Resistance to Change and Neuroplasticity 

The more self-awareness we cultivate, the more we might find the courage to align our lives authentically. Change can be desired or feared, but through understanding how our brain functions, we can optimize our capacity for it. Ever wondered why despite our best intentions, it can be so hard to stick with new habits? Dr. Ralph Ryback explains in Psychology Today how any type of change can go against the neural pathways that have become automatic to us, hence why we tend to fall back on our default behaviors when we try to implement changes. Showing a resistance to change may be part of how we are wired but so is adapting. Neuroplasticity, the brain’s ability to adapt and rewire itself, can continue developing throughout our lives — meaning you are always more than capable of evolving.

Dr. Tara Swart, a leading neuroscientist and senior lecturer at MIT, believes we have the power to change our lives simply by reshaping our minds. Her work suggests that if we can strip away our skepticism, the ancient tools of manifestation and visualization can effectively free us of self-limiting behaviors and help us become our truest, most authentic selves.

Most things that we want, such as health, happiness, wealth, and love, are governed by our ability to think, feel and act, therefore by our brain. Dr. Swart says we need to actively direct our brain to move away from prioritizing our unconscious biases. And instead, be more open, flexible, and courageous about pushing ourselves towards our goals and choices that feel new and even dangerous.

Wonder Tip: Dr. Tara Swart’s book The Source: The Secrets of the Universe, The Science of the Brain is an insightful guide with practical lessons on unlocking your mind and reaching your fullest potential. Some exercises to promote positive neuroplasticity can be learning a new language, traveling (which can even be a long walk through a new neighborhood or a hike), making music, and creating art.

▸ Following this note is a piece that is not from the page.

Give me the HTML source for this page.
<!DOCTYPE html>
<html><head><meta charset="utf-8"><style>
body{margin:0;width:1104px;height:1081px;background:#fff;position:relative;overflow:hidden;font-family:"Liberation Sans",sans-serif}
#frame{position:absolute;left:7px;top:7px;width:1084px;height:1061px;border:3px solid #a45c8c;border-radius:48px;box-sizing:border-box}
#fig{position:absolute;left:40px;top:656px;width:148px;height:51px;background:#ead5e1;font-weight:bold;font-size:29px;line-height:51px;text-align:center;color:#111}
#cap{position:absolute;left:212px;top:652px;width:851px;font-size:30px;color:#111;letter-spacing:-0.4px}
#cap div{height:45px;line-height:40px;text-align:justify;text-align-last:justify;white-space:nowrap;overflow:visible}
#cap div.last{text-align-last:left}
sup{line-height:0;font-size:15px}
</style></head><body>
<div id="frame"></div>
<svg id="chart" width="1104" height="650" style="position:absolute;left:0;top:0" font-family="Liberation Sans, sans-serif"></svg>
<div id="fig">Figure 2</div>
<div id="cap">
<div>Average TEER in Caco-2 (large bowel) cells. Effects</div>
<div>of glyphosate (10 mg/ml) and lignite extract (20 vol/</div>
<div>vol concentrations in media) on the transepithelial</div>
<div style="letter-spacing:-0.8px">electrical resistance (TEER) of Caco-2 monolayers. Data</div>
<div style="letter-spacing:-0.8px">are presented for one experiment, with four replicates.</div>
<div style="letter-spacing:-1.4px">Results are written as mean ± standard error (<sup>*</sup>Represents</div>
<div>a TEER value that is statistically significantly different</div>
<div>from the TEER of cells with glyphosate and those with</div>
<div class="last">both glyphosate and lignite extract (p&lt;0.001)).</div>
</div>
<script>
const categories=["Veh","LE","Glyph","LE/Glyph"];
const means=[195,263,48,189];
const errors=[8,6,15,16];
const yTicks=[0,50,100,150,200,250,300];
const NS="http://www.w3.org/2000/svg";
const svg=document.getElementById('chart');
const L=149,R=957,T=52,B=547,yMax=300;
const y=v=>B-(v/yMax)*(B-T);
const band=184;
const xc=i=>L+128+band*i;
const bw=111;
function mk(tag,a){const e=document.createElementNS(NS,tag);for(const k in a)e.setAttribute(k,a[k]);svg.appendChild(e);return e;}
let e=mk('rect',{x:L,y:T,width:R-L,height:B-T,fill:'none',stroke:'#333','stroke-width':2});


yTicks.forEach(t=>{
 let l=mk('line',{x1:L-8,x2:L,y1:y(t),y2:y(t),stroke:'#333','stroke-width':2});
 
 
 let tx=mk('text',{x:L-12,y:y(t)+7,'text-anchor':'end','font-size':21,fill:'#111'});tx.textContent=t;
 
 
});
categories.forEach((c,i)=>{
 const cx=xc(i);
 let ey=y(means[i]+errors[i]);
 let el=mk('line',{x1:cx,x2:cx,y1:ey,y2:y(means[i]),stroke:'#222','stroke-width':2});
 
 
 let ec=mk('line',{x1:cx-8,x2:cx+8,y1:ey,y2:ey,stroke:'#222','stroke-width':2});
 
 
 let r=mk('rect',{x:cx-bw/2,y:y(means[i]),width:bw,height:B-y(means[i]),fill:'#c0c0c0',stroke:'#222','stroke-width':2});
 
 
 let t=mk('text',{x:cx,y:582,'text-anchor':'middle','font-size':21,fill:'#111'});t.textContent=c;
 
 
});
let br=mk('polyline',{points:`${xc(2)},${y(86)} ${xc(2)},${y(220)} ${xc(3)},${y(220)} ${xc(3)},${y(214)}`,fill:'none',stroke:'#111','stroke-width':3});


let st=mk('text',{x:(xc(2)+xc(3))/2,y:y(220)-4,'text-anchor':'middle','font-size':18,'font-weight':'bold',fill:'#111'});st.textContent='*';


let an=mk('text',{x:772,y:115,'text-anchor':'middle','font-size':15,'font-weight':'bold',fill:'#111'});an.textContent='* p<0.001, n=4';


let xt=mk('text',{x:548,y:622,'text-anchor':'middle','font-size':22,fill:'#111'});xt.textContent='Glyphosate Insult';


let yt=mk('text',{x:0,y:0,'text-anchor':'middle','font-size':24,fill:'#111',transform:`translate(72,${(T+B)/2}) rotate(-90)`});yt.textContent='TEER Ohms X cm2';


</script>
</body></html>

Connection and The Bigger Picture 

Just as nourishing yourself with vegetables and nutrient-dense food in your diet will improve your health, what we consume in terms of news, social media, and our conversations with the people in our lives also affect how our brain functions. Some useful tips to protect your mental well-being include being mindful of the time you spend on screens and unfollowing accounts that don’t contribute to your happiness. 

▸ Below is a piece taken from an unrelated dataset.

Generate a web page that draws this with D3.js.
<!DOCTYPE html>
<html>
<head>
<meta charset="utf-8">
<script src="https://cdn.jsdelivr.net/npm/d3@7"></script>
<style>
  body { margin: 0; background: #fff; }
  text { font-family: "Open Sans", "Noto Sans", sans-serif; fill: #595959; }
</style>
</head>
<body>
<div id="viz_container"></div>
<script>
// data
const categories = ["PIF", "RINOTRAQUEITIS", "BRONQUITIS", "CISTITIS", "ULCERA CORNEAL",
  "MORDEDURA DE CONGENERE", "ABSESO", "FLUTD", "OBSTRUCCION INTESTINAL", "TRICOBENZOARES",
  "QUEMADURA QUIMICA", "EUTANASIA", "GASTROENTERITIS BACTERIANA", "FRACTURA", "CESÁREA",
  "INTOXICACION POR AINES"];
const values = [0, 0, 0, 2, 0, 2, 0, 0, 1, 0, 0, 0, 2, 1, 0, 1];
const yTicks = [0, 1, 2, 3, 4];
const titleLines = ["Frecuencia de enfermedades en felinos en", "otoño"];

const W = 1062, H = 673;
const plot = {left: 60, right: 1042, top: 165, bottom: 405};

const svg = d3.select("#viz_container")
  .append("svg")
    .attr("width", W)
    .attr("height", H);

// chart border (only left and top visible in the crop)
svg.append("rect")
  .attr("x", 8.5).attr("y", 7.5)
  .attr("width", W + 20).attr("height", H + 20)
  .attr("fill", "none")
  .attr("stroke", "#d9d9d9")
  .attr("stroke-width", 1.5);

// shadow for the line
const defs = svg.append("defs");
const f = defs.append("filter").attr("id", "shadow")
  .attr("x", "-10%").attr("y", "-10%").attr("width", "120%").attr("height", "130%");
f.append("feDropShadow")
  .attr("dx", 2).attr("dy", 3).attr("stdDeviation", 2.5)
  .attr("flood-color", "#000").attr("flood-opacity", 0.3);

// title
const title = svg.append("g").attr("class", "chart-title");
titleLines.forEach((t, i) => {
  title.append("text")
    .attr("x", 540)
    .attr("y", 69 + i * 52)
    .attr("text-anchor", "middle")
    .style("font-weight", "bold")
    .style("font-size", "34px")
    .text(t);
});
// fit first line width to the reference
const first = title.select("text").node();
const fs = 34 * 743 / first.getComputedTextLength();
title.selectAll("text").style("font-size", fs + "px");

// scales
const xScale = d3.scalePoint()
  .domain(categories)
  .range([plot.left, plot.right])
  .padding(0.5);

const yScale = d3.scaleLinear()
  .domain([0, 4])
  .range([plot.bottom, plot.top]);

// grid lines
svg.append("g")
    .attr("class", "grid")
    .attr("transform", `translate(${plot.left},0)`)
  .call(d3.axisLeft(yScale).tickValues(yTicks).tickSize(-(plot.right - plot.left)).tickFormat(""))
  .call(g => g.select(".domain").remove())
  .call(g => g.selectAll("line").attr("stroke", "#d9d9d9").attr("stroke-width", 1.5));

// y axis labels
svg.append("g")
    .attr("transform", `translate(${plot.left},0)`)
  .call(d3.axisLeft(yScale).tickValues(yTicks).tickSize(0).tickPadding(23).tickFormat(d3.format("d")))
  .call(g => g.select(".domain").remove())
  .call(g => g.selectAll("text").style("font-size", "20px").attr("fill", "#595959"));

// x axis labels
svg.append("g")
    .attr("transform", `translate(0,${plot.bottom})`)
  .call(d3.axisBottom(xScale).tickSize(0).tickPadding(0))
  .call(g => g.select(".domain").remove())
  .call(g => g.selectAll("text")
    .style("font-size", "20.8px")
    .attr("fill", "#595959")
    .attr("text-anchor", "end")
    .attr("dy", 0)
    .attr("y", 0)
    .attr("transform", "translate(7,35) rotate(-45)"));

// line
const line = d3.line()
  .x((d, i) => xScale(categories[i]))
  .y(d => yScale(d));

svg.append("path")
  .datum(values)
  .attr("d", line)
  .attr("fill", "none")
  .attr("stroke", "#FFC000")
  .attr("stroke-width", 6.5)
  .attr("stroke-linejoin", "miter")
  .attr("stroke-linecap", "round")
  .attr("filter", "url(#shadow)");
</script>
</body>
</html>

Humans are social beings, and we need healthy relationships as well as a sense of belonging and community to thrive. According to Dr. Emma Seppala, Science Director of Stanford University’s Center for Compassion and Altruism Research and Education, social connection:

  • Improves physical health and mental and emotional well-being,
  • This leads to lower levels of anxiety and depression,
  • Cultivates higher self-esteem,
  • A stronger immune system and a 50% increased chance of longevity. 

Dr. Seppala emphasizes that the benefits are not correlated with how many friends you have but instead come from your internal and subjective sense of connection — how connected to others you feel on the inside. 

Wonder Tip: Renowned psychiatrist and psychoanalyst Engin Geçtan’s resourceful book Insan Olmak (Being Human) is an accessible must-read for self-awareness. Narrating the journey of the human condition from our mothers’ bellies and childhood to the individual’s relationship to society, Geçtan lifts the veil between our subconscious and the quality of our life. 

It’s important not to make self-care or any healing journey another source of stress, especially during difficult times like what we’ve been collectively experiencing with the Covid-19 crisis. Wellness also means taking it easy on yourself if you find that you are triggered or overwhelmed. Seek professional help if you feel you can’t cope or things are getting worse. Take small steps every day, make time for the things that bring you joy and most importantly, be patient with yourself. Remember that you are important, and while people may not understand exactly how you feel, you are not alone.